Eliza Clark at The Biscuit Factory

It takes a talented and confident writer to set a story that takes place in a modern setting. It requires tackling the pleasure and torment of social media, as well as the constant and vast political and social change; if the extraordinary success of her 2020 novel Boy Parts showed us anything, its that Eliza Clark is more than equipped. Speaking about her new not-so-‘true’ crime novel Penance at The Biscuit Factory, Eliza highlighted her interest in interrogating the truth, whether that be through her characters, the audience, or even herself as a writer.
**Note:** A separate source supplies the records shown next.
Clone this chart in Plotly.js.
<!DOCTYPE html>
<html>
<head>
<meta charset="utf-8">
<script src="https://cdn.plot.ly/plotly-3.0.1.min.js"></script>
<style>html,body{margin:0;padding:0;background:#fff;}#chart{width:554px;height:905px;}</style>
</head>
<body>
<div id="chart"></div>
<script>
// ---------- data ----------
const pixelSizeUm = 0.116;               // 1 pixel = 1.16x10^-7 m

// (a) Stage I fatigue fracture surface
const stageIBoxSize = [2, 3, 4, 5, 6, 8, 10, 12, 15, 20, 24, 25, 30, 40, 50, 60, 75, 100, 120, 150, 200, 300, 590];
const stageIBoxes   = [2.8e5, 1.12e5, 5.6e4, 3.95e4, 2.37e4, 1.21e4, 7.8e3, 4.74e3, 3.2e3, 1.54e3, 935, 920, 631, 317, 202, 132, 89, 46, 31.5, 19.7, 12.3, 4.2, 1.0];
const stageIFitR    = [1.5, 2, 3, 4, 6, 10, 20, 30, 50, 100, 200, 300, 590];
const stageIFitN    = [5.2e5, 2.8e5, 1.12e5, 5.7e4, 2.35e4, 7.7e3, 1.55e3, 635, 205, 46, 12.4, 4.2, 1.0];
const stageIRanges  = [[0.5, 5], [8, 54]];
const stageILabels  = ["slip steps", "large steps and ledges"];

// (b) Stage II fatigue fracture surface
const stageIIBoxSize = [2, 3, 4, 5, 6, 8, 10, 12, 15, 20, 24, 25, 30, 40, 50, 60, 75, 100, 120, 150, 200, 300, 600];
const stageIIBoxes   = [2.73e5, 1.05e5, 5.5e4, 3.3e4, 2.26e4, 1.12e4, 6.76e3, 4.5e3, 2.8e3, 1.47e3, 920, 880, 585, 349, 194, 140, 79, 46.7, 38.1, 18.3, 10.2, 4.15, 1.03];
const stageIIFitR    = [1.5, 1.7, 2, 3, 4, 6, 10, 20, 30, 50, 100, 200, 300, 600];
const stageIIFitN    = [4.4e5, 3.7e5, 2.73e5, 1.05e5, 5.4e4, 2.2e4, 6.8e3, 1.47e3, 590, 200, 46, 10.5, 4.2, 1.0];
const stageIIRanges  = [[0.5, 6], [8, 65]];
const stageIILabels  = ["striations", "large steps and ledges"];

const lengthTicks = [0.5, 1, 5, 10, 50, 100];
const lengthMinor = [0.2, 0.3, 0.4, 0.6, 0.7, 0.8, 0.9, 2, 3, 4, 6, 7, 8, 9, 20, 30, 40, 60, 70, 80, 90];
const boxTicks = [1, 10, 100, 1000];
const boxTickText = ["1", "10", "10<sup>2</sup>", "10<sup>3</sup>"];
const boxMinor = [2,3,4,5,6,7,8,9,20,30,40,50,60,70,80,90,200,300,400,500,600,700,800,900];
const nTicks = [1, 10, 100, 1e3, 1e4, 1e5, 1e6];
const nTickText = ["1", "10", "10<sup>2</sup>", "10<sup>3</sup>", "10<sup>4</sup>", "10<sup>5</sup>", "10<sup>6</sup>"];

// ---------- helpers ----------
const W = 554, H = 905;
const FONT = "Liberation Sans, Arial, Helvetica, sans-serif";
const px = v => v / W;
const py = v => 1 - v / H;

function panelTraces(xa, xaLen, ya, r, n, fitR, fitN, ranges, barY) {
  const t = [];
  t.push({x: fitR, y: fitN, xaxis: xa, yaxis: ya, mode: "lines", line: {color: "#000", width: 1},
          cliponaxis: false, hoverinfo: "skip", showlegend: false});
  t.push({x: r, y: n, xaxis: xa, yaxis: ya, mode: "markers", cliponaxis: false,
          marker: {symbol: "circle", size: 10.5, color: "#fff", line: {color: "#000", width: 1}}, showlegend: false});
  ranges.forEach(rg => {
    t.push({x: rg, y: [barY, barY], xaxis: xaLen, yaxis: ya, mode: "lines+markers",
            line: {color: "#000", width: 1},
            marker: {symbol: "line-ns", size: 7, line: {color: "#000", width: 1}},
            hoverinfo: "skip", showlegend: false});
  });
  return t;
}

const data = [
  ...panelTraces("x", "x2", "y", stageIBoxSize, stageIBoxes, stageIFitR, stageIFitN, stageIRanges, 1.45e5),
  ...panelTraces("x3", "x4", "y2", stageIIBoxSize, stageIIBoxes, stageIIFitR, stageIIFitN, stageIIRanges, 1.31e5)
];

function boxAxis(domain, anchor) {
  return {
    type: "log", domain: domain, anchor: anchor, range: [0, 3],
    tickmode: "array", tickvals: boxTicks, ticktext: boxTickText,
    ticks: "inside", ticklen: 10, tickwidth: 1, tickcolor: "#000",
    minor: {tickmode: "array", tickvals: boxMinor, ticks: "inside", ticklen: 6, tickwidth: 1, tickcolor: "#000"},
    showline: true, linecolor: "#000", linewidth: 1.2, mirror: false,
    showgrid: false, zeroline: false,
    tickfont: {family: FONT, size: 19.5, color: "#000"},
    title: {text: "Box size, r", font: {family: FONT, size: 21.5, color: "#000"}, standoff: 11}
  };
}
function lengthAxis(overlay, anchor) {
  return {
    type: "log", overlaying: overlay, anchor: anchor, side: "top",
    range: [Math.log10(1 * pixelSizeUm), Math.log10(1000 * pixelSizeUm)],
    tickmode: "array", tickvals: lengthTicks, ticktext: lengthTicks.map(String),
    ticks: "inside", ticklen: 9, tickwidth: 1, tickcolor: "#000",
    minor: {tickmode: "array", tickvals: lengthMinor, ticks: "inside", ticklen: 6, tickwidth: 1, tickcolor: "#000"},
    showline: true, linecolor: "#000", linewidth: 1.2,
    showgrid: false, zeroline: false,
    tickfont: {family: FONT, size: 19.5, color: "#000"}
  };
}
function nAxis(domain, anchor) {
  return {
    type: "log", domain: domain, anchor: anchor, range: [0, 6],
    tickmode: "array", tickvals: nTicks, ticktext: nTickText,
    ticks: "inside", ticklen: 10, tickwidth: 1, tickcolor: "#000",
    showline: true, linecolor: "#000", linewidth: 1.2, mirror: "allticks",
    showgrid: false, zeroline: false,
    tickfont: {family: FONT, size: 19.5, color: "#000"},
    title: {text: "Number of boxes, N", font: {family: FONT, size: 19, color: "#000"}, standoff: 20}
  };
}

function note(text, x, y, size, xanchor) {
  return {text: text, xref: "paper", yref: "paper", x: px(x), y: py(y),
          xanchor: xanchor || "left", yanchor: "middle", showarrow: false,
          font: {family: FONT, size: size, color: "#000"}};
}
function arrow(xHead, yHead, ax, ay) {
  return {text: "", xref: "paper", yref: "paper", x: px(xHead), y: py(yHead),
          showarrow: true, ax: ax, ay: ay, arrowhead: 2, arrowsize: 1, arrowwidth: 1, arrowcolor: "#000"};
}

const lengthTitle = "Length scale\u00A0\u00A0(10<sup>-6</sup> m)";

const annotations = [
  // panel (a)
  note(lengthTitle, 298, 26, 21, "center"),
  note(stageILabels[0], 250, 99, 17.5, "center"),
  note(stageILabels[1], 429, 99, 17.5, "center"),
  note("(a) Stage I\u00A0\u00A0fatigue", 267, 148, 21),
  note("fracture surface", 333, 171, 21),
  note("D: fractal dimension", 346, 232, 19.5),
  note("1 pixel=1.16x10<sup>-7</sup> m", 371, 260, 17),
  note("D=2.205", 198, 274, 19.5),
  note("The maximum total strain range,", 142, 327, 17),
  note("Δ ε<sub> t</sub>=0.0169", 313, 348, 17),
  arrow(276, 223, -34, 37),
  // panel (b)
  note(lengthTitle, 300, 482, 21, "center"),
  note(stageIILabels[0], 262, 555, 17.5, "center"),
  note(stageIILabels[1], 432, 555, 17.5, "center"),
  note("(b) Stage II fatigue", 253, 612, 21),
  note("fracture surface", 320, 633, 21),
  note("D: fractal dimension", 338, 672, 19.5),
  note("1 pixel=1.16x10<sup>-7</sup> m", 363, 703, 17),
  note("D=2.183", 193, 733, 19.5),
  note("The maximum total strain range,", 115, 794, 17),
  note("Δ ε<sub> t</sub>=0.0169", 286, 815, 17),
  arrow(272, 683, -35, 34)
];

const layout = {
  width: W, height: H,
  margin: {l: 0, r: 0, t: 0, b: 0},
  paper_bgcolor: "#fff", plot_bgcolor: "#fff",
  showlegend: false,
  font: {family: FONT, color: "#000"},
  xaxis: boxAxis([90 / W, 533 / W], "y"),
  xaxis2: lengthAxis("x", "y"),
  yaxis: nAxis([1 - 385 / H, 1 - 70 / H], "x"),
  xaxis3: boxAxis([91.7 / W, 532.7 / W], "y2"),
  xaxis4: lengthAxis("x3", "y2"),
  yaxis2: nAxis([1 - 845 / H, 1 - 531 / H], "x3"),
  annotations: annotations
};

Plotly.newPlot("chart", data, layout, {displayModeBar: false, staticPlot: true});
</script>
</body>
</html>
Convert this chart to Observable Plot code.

She asks what exactly a writer’s relationship with the truth is, and whether the audience really want to know it, what she finds is that it is most often fractured. Inspired by the eery nostalgia of British seaside towns, namely Scarborough, Eliza expresses how the setting is the perfect place to balance chaos and order. Penance is not only a book for crime readers and lovers of an interesting narrative to seek their teeth into, but also an important commentary on the zeitgeist around frivolous true crime narratives, the role of social media and young people’s lives, and the slippery binary between ‘good’ and ‘bad’. From listening to Eliza speak about herself both as a writer and a reader, it is clear that she constantly wants to keep asking questions: who is the storyteller? why and how are narratives framed in a particular way? and should we believe it? It is this unyielding curiosity that not only makes her a fascinating and funny person to listen to, but also the fantastic writer she is, and we can all bear witness to that in the pages of Penance.